# Exercise description
Exactly repeat the material, dropping every picture from the copy.

--- Start of Supplied information ---

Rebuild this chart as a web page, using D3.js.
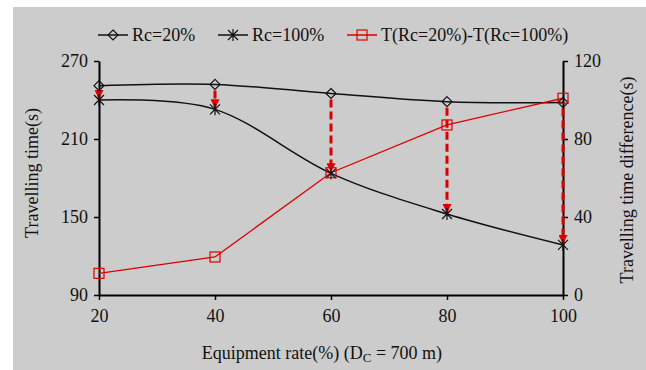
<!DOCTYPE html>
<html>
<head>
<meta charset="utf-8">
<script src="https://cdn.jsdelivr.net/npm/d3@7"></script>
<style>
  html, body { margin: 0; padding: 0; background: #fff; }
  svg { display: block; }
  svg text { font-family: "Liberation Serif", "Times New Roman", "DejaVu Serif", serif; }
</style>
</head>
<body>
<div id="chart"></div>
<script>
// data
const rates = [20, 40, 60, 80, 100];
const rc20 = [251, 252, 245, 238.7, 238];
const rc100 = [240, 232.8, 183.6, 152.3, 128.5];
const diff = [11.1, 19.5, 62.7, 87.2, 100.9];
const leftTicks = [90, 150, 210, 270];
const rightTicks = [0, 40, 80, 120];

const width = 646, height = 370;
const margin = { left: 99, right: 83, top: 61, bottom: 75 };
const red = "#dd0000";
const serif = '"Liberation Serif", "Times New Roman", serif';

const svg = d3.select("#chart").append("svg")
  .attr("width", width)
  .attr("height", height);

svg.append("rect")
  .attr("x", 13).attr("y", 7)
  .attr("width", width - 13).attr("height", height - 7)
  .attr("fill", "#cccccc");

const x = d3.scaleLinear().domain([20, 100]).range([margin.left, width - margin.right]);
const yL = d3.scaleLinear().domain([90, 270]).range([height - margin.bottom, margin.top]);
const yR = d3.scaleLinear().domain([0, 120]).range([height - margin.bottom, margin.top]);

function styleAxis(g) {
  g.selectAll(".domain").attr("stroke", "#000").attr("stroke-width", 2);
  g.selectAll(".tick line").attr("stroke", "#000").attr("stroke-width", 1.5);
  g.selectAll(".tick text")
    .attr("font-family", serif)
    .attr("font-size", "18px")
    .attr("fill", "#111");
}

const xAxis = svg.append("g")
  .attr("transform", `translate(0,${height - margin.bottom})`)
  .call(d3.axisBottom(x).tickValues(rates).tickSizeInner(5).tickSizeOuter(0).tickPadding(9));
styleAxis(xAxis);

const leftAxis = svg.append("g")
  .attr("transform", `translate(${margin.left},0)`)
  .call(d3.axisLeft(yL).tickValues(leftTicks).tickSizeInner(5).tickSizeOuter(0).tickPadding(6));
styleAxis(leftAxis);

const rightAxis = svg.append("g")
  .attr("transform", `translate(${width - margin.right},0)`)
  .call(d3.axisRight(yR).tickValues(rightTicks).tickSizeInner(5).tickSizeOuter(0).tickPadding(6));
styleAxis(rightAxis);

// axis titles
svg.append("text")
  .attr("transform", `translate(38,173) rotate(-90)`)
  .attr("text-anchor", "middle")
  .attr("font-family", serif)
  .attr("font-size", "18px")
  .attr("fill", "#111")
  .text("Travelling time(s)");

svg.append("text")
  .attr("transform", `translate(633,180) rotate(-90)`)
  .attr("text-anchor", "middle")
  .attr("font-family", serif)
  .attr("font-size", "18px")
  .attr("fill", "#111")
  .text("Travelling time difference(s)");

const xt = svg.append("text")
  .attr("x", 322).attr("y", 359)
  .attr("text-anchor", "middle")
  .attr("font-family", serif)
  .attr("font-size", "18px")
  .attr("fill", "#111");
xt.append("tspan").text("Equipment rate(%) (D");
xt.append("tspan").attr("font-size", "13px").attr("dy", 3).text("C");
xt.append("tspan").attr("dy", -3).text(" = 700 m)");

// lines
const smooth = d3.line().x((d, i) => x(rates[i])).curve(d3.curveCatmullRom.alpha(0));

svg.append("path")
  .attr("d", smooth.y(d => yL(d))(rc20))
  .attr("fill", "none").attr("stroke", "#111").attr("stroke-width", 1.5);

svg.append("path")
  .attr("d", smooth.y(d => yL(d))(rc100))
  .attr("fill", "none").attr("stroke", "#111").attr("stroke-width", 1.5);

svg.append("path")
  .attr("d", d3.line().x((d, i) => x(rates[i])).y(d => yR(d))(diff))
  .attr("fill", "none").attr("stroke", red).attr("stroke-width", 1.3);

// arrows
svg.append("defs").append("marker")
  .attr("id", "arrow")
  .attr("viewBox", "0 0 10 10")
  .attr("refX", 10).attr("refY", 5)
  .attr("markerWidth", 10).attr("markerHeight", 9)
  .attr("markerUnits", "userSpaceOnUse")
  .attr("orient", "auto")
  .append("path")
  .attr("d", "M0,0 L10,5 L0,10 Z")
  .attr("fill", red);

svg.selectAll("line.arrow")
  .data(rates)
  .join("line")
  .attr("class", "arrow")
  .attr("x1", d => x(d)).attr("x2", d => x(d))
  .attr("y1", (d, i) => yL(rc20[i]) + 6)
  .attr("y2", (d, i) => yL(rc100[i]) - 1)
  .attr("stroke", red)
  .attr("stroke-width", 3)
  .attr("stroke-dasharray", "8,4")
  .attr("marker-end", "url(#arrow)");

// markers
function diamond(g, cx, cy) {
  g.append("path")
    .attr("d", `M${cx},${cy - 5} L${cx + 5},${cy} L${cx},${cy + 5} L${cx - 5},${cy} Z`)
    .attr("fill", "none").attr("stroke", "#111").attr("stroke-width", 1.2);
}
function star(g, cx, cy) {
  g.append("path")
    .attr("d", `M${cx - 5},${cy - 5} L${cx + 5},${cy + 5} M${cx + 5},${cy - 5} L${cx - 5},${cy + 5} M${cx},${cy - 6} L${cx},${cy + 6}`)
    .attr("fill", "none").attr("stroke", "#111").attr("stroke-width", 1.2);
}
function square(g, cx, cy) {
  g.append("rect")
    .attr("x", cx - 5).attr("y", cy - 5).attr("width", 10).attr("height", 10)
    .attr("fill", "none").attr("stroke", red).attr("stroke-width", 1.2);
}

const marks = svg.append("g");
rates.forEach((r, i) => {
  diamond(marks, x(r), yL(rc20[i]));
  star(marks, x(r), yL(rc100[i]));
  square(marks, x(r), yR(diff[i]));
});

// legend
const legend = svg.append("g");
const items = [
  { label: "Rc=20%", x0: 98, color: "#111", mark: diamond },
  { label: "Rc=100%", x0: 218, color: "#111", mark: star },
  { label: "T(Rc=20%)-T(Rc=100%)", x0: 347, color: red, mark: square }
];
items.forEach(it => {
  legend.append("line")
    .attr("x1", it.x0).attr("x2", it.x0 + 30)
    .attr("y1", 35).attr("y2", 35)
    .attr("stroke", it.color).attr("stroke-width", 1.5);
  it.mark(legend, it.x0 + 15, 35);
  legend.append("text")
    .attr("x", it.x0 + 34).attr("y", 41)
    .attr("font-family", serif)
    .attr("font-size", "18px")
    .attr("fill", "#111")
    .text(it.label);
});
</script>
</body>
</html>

--- End of Supplied information ---

# Result for this task
Rebuild this chart as a web page, using D3.js.
<!DOCTYPE html>
<html>
<head>
<meta charset="utf-8">
<script src="https://cdn.jsdelivr.net/npm/d3@7"></script>
<style>
  html, body { margin: 0; padding: 0; background: #fff; }
  svg { display: block; }
  svg text { font-family: "Liberation Serif", "Times New Roman", "DejaVu Serif", serif; }
</style>
</head>
<body>
<div id="chart"></div>
<script>
// data
const rates = [20, 40, 60, 80, 100];
const rc20 = [251, 252, 245, 238.7, 238];
const rc100 = [240, 232.8, 183.6, 152.3, 128.5];
const diff = [11.1, 19.5, 62.7, 87.2, 100.9];
const leftTicks = [90, 150, 210, 270];
const rightTicks = [0, 40, 80, 120];

const width = 646, height = 370;
const margin = { left: 99, right: 83, top: 61, bottom: 75 };
const red = "#dd0000";
const serif = '"Liberation Serif", "Times New Roman", serif';

const svg = d3.select("#chart").append("svg")
  .attr("width", width)
  .attr("height", height);

svg.append("rect")
  .attr("x", 13).attr("y", 7)
  .attr("width", width - 13).attr("height", height - 7)
  .attr("fill", "#cccccc");

const x = d3.scaleLinear().domain([20, 100]).range([margin.left, width - margin.right]);
const yL = d3.scaleLinear().domain([90, 270]).range([height - margin.bottom, margin.top]);
const yR = d3.scaleLinear().domain([0, 120]).range([height - margin.bottom, margin.top]);

function styleAxis(g) {
  g.selectAll(".domain").attr("stroke", "#000").attr("stroke-width", 2);
  g.selectAll(".tick line").attr("stroke", "#000").attr("stroke-width", 1.5);
  g.selectAll(".tick text")
    .attr("font-family", serif)
    .attr("font-size", "18px")
    .attr("fill", "#111");
}

const xAxis = svg.append("g")
  .attr("transform", `translate(0,${height - margin.bottom})`)
  .call(d3.axisBottom(x).tickValues(rates).tickSizeInner(5).tickSizeOuter(0).tickPadding(9));
styleAxis(xAxis);

const leftAxis = svg.append("g")
  .attr("transform", `translate(${margin.left},0)`)
  .call(d3.axisLeft(yL).tickValues(leftTicks).tickSizeInner(5).tickSizeOuter(0).tickPadding(6));
styleAxis(leftAxis);

const rightAxis = svg.append("g")
  .attr("transform", `translate(${width - margin.right},0)`)
  .call(d3.axisRight(yR).tickValues(rightTicks).tickSizeInner(5).tickSizeOuter(0).tickPadding(6));
styleAxis(rightAxis);

// axis titles
svg.append("text")
  .attr("transform", `translate(38,173) rotate(-90)`)
  .attr("text-anchor", "middle")
  .attr("font-family", serif)
  .attr("font-size", "18px")
  .attr("fill", "#111")
  .text("Travelling time(s)");

svg.append("text")
  .attr("transform", `translate(633,180) rotate(-90)`)
  .attr("text-anchor", "middle")
  .attr("font-family", serif)
  .attr("font-size", "18px")
  .attr("fill", "#111")
  .text("Travelling time difference(s)");

const xt = svg.append("text")
  .attr("x", 322).attr("y", 359)
  .attr("text-anchor", "middle")
  .attr("font-family", serif)
  .attr("font-size", "18px")
  .attr("fill", "#111");
xt.append("tspan").text("Equipment rate(%) (D");
xt.append("tspan").attr("font-size", "13px").attr("dy", 3).text("C");
xt.append("tspan").attr("dy", -3).text(" = 700 m)");

// lines
const smooth = d3.line().x((d, i) => x(rates[i])).curve(d3.curveCatmullRom.alpha(0));

svg.append("path")
  .attr("d", smooth.y(d => yL(d))(rc20))
  .attr("fill", "none").attr("stroke", "#111").attr("stroke-width", 1.5);

svg.append("path")
  .attr("d", smooth.y(d => yL(d))(rc100))
  .attr("fill", "none").attr("stroke", "#111").attr("stroke-width", 1.5);

svg.append("path")
  .attr("d", d3.line().x((d, i) => x(rates[i])).y(d => yR(d))(diff))
  .attr("fill", "none").attr("stroke", red).attr("stroke-width", 1.3);

// arrows
svg.append("defs").append("marker")
  .attr("id", "arrow")
  .attr("viewBox", "0 0 10 10")
  .attr("refX", 10).attr("refY", 5)
  .attr("markerWidth", 10).attr("markerHeight", 9)
  .attr("markerUnits", "userSpaceOnUse")
  .attr("orient", "auto")
  .append("path")
  .attr("d", "M0,0 L10,5 L0,10 Z")
  .attr("fill", red);

svg.selectAll("line.arrow")
  .data(rates)
  .join("line")
  .attr("class", "arrow")
  .attr("x1", d => x(d)).attr("x2", d => x(d))
  .attr("y1", (d, i) => yL(rc20[i]) + 6)
  .attr("y2", (d, i) => yL(rc100[i]) - 1)
  .attr("stroke", red)
  .attr("stroke-width", 3)
  .attr("stroke-dasharray", "8,4")
  .attr("marker-end", "url(#arrow)");

// markers
function diamond(g, cx, cy) {
  g.append("path")
    .attr("d", `M${cx},${cy - 5} L${cx + 5},${cy} L${cx},${cy + 5} L${cx - 5},${cy} Z`)
    .attr("fill", "none").attr("stroke", "#111").attr("stroke-width", 1.2);
}
function star(g, cx, cy) {
  g.append("path")
    .attr("d", `M${cx - 5},${cy - 5} L${cx + 5},${cy + 5} M${cx + 5},${cy - 5} L${cx - 5},${cy + 5} M${cx},${cy - 6} L${cx},${cy + 6}`)
    .attr("fill", "none").attr("stroke", "#111").attr("stroke-width", 1.2);
}
function square(g, cx, cy) {
  g.append("rect")
    .attr("x", cx - 5).attr("y", cy - 5).attr("width", 10).attr("height", 10)
    .attr("fill", "none").attr("stroke", red).attr("stroke-width", 1.2);
}

const marks = svg.append("g");
rates.forEach((r, i) => {
  diamond(marks, x(r), yL(rc20[i]));
  star(marks, x(r), yL(rc100[i]));
  square(marks, x(r), yR(diff[i]));
});

// legend
const legend = svg.append("g");
const items = [
  { label: "Rc=20%", x0: 98, color: "#111", mark: diamond },
  { label: "Rc=100%", x0: 218, color: "#111", mark: star },
  { label: "T(Rc=20%)-T(Rc=100%)", x0: 347, color: red, mark: square }
];
items.forEach(it => {
  legend.append("line")
    .attr("x1", it.x0).attr("x2", it.x0 + 30)
    .attr("y1", 35).attr("y2", 35)
    .attr("stroke", it.color).attr("stroke-width", 1.5);
  it.mark(legend, it.x0 + 15, 35);
  legend.append("text")
    .attr("x", it.x0 + 34).attr("y", 41)
    .attr("font-family", serif)
    .attr("font-size", "18px")
    .attr("fill", "#111")
    .text(it.label);
});
</script>
</body>
</html>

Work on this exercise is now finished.